Philip’s a terrific author.  I’ve just salivated over his third novel, Version 43, for the Financial Times.  Not  literally, as that would be messy.  I mean rave-reviewed it.  The piece should appear in a couple of weeks.

I’ve also included Version 43 in my round-up of best SF novels of the year for the paper.  It really is that good.

Some of you may know that Adam Roberts and I collaborated on an aborted project, a nonfiction book about SF in pop with the working title Geek Musique.  We came up with about 100 songs without even really trying.  Seems like Philip’s trying to do much the same thing online, a very worthy enterprise.

• Filed under Uncategorized • 11/11/2010 • Comments: 0

Can’t not draw your attention to this review by Graeme Flory of the soon-to-be-published End Of The Line, an anthology of Tube-themed horror stories.  Not only does it rightly praise the book as a whole but it makes honourable mention of, ahem, my contribution, “Siding 13″.

The story was one of those gifts from the muse that came out in a rush, took only a single morning to finish.  Sometimes when I write that fast I think I must be dashing it off, not really giving it my all.  Then again, when the words are flowing, it’s better to accept this than worry about it.

Anyway, it’s  a terrific collection.  You should give it a try.  Just don’t read it on the Underground.

• Filed under Uncategorized • 27/10/2010 • Comments: 0

…except it isn’t dead, it’s very lively and vital and hasn’t (metaphorically speaking) even been born yet.

Newly posted on the Solaris website is this vlog from David Moore.  Watch carefully for an appearance by – well, it doesn’t have to be too carefully, it’s hardly a blink-and-you’ll-miss-it cameo — the cover for The Age Of Odin, which David waggles alluringly at the camera like some flimsily-clad maiden with come-hither eyes displaying her wares.

I’m thinking the cover is the maiden in that simile, not David.

Love the subtitles.

• Filed under Uncategorized • 30/09/2010 • Comments: 2

Here, fresh from the publisher’s PC, is Tomislav Tikulin’s image for the cover of Dust with the title and author name added.

Looks even better this way, somehow.  I especially like how the word “DUST” is all sort of, y’know, dusty.  Just as if it’s being scoured away by some type of nanoparticle storm that threatens to consume the world and reduce all organic and inorganic matter to grey powder.

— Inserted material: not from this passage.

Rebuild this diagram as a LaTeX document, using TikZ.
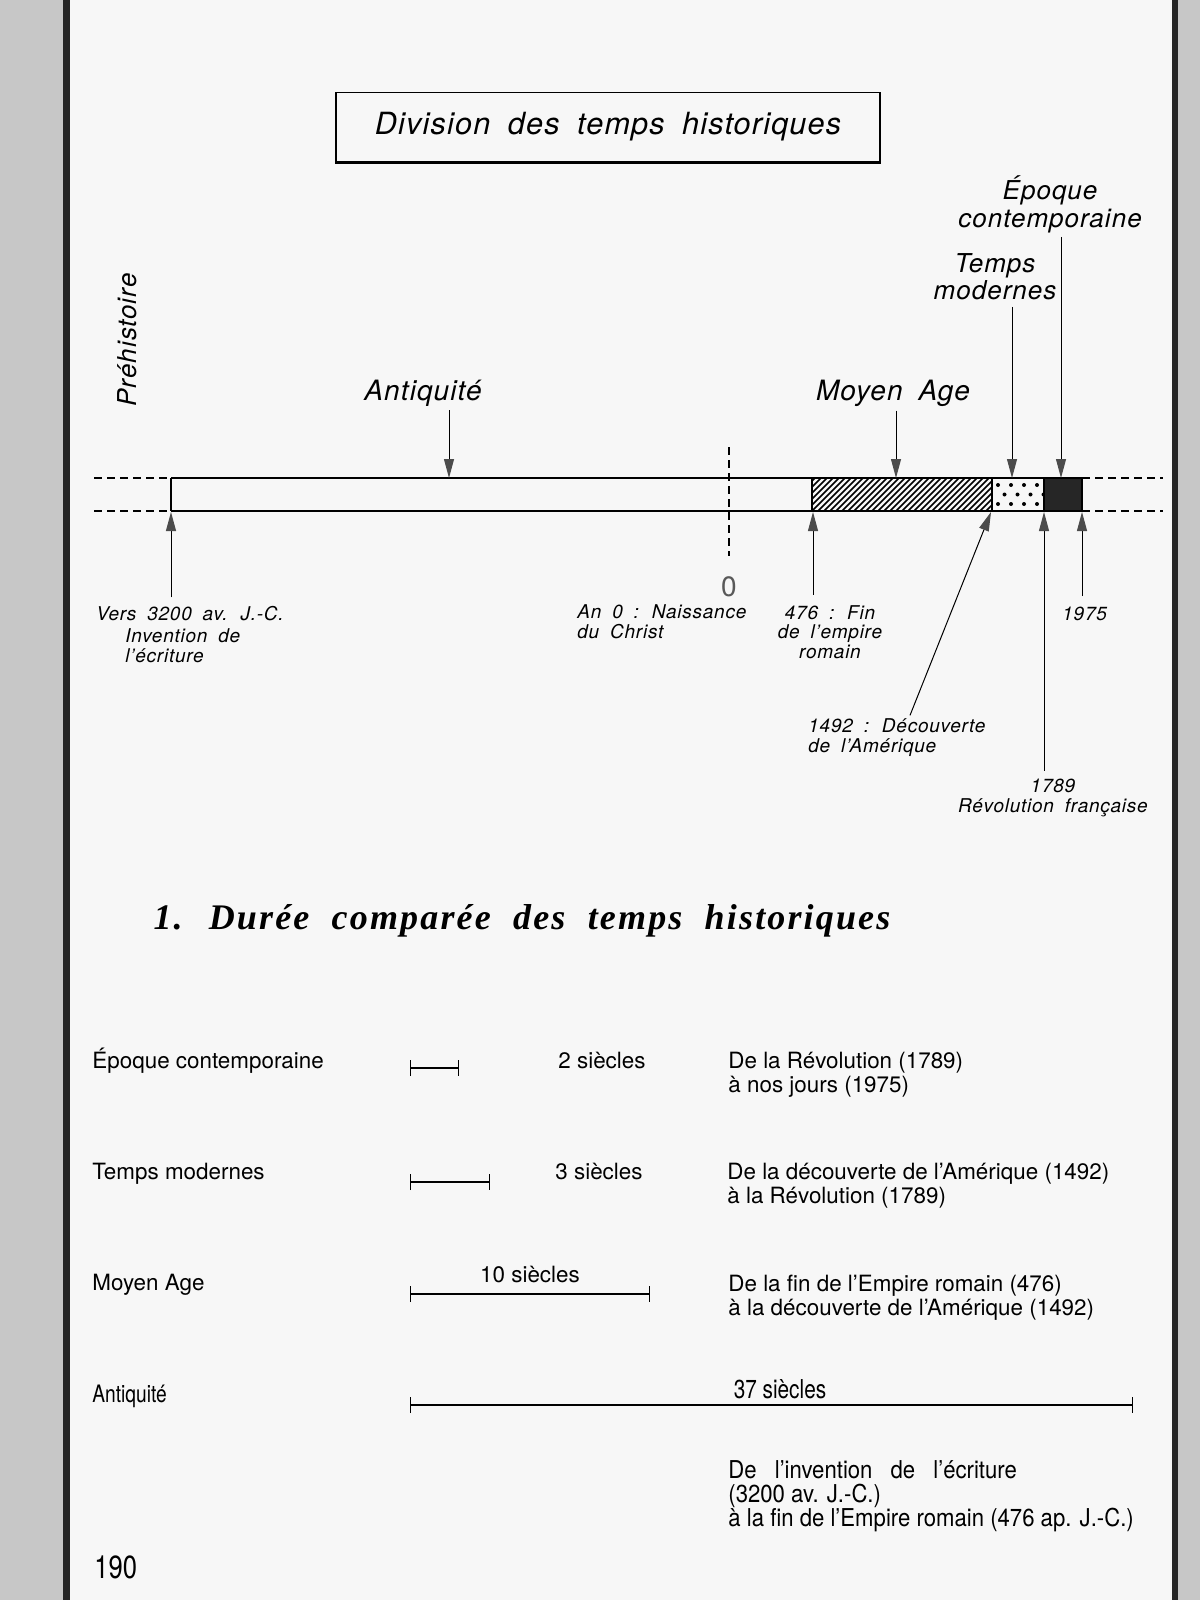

Solaris don’t just throw these things together, eh?

I’ve prepared back-cover blurbage for the book that goes a little bit like this:

An escape of nanotech from a British laboratory spells doom for the world.  The bio-engineered submicroscopic particles are a rapacious plague, slowly spreading outwards, consuming everything they come into contact with and reducing it to grey dust. 

All attempts to contain the disaster fail.  A gradual, irreversible apocalypse looms.  But while most people are running away from the encroaching Dust, one man – author Lucas Harris – is making his way towards it.  His wife and family need rescuing.  But Lucas is also a born nihilist, a man in love with the idea of oblivion and obliteration.  His is an odyssey through a disintegrating country towards some kind of reconciliation with life – and death.

• Filed under Uncategorized • 09/09/2010 • Comments: 0

The formidable and indefatigable Andy Remic requested me to provide guest content for his blog.  I chose “1-star reviews on Amazon” as my subject, just for a bit of fun.  I hope I’ve been balanced and non-judgemental.  You decide.

Meanwhile, work has begun on Redlaw and is proceeding apace (20,000 words so far in the space of a fortnight).  The story is taking shape quite nicely and I find I’m discovering all sorts of new things about the world I’ve created, which is always gratifying and helps keep one’s enthusiasm up.  There’s also an element of political satire which is coming out much more strongly than I envisaged, and I’m aiming at greater economy of prose and expression than I’ve ever attempted before.

Plus: plenty of fang-tastic action and, in the shape of the title character, a serious hardcase.  Imagine a thinner, white-haired Ray Winstone cross-fertilised with Solomon Kane and you’ll be sort of there.